Six mois après, Benjamin Moussay a heureusement abandonné son ridicule clavier électrique pour se plonger plus avant dans le coeur et l’âme de son piano. Il le trifouille, y farfouille, le secoue, le remue. Bref, Moussay est un pianiste qu’il faut voir et écouter en corps à corps, coeur à coeur, avec son instrument.

Claudia Solal, elle, possède une technique vocale irréprochable, capable tant de gémir ou hurler que de susurrer, de vous envelopper dans une bulle de douceur.

L’entente entre ces deux-là est plus que cordiale. Elle est chaude, bouillante, créatrice, éruptive.

J’ai retrouvé le même répertoire qu’en octobre 2004. Des oeuvres comme « Porridge Days », qui me rappelle toujours « Les enfants s’ennuient le dimanche » de Trénet.

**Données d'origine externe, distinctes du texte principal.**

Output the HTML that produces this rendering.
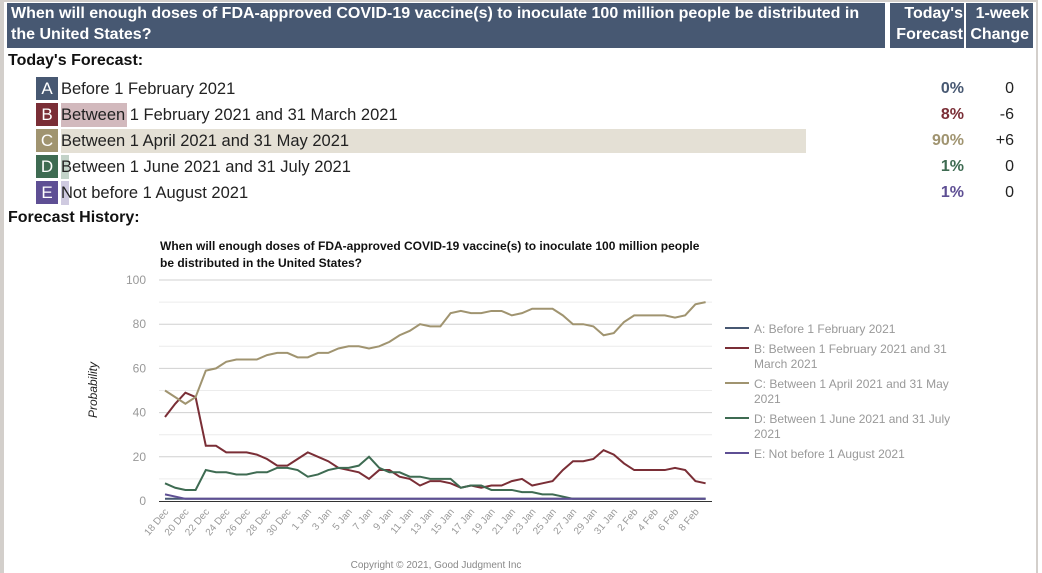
<!DOCTYPE html>
<html><head><meta charset="utf-8"><style>
body{margin:0;width:1042px;height:573px;overflow:hidden;background:#fff;font-family:"Liberation Sans",sans-serif;position:relative}
.abs{position:absolute}
.hdr{background:#475872;color:#fff;font-weight:bold;font-size:16px;line-height:21px}
.row{position:absolute;left:36px;height:24px;width:1000px}
.let{position:absolute;left:0;top:0;width:22px;height:23px;color:#fff;font-size:17px;text-align:center;line-height:23px}
.bar{position:absolute;left:25px;top:0;height:24px}
.lab{position:absolute;left:25px;top:0;font-size:16.5px;line-height:24px;color:#222;white-space:nowrap}
.pct{position:absolute;left:856px;width:72px;text-align:right;font-weight:bold;font-size:16px;line-height:24px}
.chg{position:absolute;left:940px;width:38px;text-align:right;font-size:16px;line-height:24px;color:#222}
</style></head><body>
<div class="abs" style="left:0;top:0;width:4px;height:573px;background:#d3cfcb"></div>
<div class="abs" style="left:1036px;top:0;width:2px;height:573px;background:#d3cfcb"></div>
<div class="abs" style="left:4px;top:0;width:1032px;height:2px;background:#d3cfcb"></div>
<div class="abs hdr" style="left:7px;top:3px;width:874px;height:45px;padding-left:4px">When will enough doses of FDA-approved COVID-19 vaccine(s) to inoculate 100 million people be distributed in the United States?</div>
<div class="abs hdr" style="left:890px;top:3px;width:74px;height:45px;text-align:right;padding-right:1px;box-sizing:border-box">Today's Forecast</div>
<div class="abs hdr" style="left:966px;top:3px;width:67px;height:45px;text-align:right;padding-right:4px;box-sizing:border-box">1-week Change</div>
<div class="abs" style="left:8px;top:52px;font-weight:bold;font-size:16px;color:#111">Today's Forecast:</div>

<div class="row" style="top:77px"><div class="let" style="background:#475872">A</div><div class="lab">Before 1 February 2021</div><div class="pct" style="color:#475872">0%</div><div class="chg">0</div></div>
<div class="row" style="top:103px"><div class="let" style="background:#7a2e36">B</div><div class="bar" style="width:66px;background:#d2b9bd"></div><div class="lab">Between 1 February 2021 and 31 March 2021</div><div class="pct" style="color:#7a2e36">8%</div><div class="chg">-6</div></div>
<div class="row" style="top:129px"><div class="let" style="background:#a09470">C</div><div class="bar" style="width:745px;background:#e4e0d5"></div><div class="lab">Between 1 April 2021 and 31 May 2021</div><div class="pct" style="color:#a09470">90%</div><div class="chg">+6</div></div>
<div class="row" style="top:155px"><div class="let" style="background:#3e6b52">D</div><div class="bar" style="width:8px;background:#c3d3c9"></div><div class="lab">Between 1 June 2021 and 31 July 2021</div><div class="pct" style="color:#3e6b52">1%</div><div class="chg">0</div></div>
<div class="row" style="top:181px"><div class="let" style="background:#5e4f94">E</div><div class="bar" style="width:8px;background:#cfcae0"></div><div class="lab">Not before 1 August 2021</div><div class="pct" style="color:#5e4f94">1%</div><div class="chg">0</div></div>

<div class="abs" style="left:8px;top:209px;font-weight:bold;font-size:16px;color:#111">Forecast History:</div>

<svg class="abs" style="left:0;top:0" width="1042" height="573" id="chart" font-family="Liberation Sans, Arial, sans-serif">
<text x="160" y="250" font-size="12" font-weight="bold" fill="#111">When will enough doses of FDA-approved COVID-19 vaccine(s) to inoculate 100 million people</text>
<text x="160" y="267" font-size="12" font-weight="bold" fill="#111">be distributed in the United States?</text>
<text transform="translate(97,390) rotate(-90)" text-anchor="middle" font-size="12" font-style="italic" fill="#222">Probability</text>
<text x="436" y="568" text-anchor="middle" font-size="10" fill="#888">Copyright © 2021, Good Judgment Inc</text>
<g id="grid"></g><g id="lines"></g><g id="xl"></g><g id="legend"></g>
</svg>
<script>
const seriesNames=["A: Before 1 February 2021","B: Between 1 February 2021 and 31 March 2021","C: Between 1 April 2021 and 31 May 2021","D: Between 1 June 2021 and 31 July 2021","E: Not before 1 August 2021"];
const legendLines=[["A: Before 1 February 2021"],["B: Between 1 February 2021 and 31","March 2021"],["C: Between 1 April 2021 and 31 May","2021"],["D: Between 1 June 2021 and 31 July","2021"],["E: Not before 1 August 2021"]];
const colors=["#475872","#7a2e36","#a09470","#3e6b52","#5e4f94"];
const yTicks=[0,20,40,60,80,100];
const xTickLabels=["18 Dec","20 Dec","22 Dec","24 Dec","26 Dec","28 Dec","30 Dec","1 Jan","3 Jan","5 Jan","7 Jan","9 Jan","11 Jan","13 Jan","15 Jan","17 Jan","19 Jan","21 Jan","23 Jan","25 Jan","27 Jan","29 Jan","31 Jan","2 Feb","4 Feb","6 Feb","8 Feb"];
const seriesA=[1,1,1,1,1,1,1,1,1,1,1,1,1,1,1,1,1,1,1,1,1,1,1,1,1,1,1,1,1,1,1,1,1,1,1,1,1,1,1,1,1,1,1,1,1,1,1,1,1,1,1,1,1,1];
const seriesB=[38,44,49,47,25,25,22,22,22,21,19,16,16,19,22,20,18,15,14,13,10,14,14,11,10,7,9,9,8,6,7,6,7,7,9,10,7,8,9,14,18,18,19,23,21,17,14,14,14,14,15,14,9,8];
const seriesC=[50,47,44,47,59,60,63,64,64,64,66,67,67,65,65,67,67,69,70,70,69,70,72,75,77,80,79,79,85,86,85,85,86,86,84,85,87,87,87,84,80,80,79,75,76,81,84,84,84,84,83,84,89,90];
const seriesD=[8,6,5,5,14,13,13,12,12,13,13,15,15,14,11,12,14,15,15,16,20,15,13,13,11,11,10,10,10,6,7,7,5,5,5,4,4,3,3,2,1,1,1,1,1,1,1,1,1,1,1,1,1,1];
const seriesE=[3,2,1,1,1,1,1,1,1,1,1,1,1,1,1,1,1,1,1,1,1,1,1,1,1,1,1,1,1,1,1,1,1,1,1,1,1,1,1,1,1,1,1,1,1,1,1,1,1,1,1,1,1,1];
const allSeries=[seriesA,seriesB,seriesC,seriesD,seriesE];
const NS="http://www.w3.org/2000/svg";
const x0=165,dx=10.2,yb=501,yt=280,plotL=159,plotR=712;
const xs=i=>x0+i*dx, ys=v=>yb-(v/100)*(yb-yt);
function mk(tag,attrs,parent){const e=document.createElementNS(NS,tag);for(const k in attrs)e.setAttribute(k,attrs[k]);parent.appendChild(e);return e;}
const grid=document.getElementById('grid');
for(let v=10;v<=100;v+=10){const l=mk('line',{x1:plotL,x2:plotR,y1:ys(v),y2:ys(v),stroke:v%20?'#ececec':'#d0d0d0','stroke-width':1},grid);

}
yTicks.forEach(v=>{const t=mk('text',{x:146,y:ys(v)+4,'text-anchor':'end','font-size':12,fill:'#999'},grid);t.textContent=v;

});
const base=mk('line',{x1:plotL,x2:plotR,y1:yb+0.5,y2:yb+0.5,stroke:'#333','stroke-width':1},grid);


const lines=document.getElementById('lines');
allSeries.forEach((s,k)=>{const p=mk('polyline',{points:s.map((v,i)=>xs(i)+','+ys(v)).join(' '),fill:'none',stroke:colors[k],'stroke-width':2},lines);

});
const xl=document.getElementById('xl');
xTickLabels.forEach((lab,i)=>{const x=xs(i*2);const t=mk('text',{transform:`translate(${x+4},${yb+11}) rotate(-50)`,'text-anchor':'end','font-size':10,fill:'#999'},xl);t.textContent=lab;

});
const lg=document.getElementById('legend');
const ly=[328,348,383,418,453];
legendLines.forEach((ls,k)=>{const g=mk('g',{},lg);


mk('line',{x1:725,x2:749,y1:ly[k],y2:ly[k],stroke:colors[k],'stroke-width':2},g);
ls.forEach((s,j)=>{const t=mk('text',{x:754,y:ly[k]+5+j*15,'font-size':12,fill:'#999'},g);t.textContent=s;});});
</script>
</body></html>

Des standards revivifiés (« A Foggy Day in London Town », « Dancing Cheek to Cheek »), du Monk versifié par Jon Hendricks (« In Walked Bud », « Ask Me Now »), des improvisations chaque fois différentes sur des poèmes d’Emily Dickinson.

À six mois de distance, le même matériau musical travaillé par les mêmes artistes sonne différemment. Plus riche, plus assuré mais jamais figé.

par Guillaume Lagrée // Publié le 2 mai 2005
P.-S. :

Avec Thierry Péala et Claudia Solal, qui s’y succèdent chaque mois, le club parisien des 7 Lézards est l’endroit où il se passe des choses différentes en ce moment en jazz vocal. Foin des chanteuses lyophilisées made in USA ! Courez écouter Claudia Solal et Benjamin Moussay.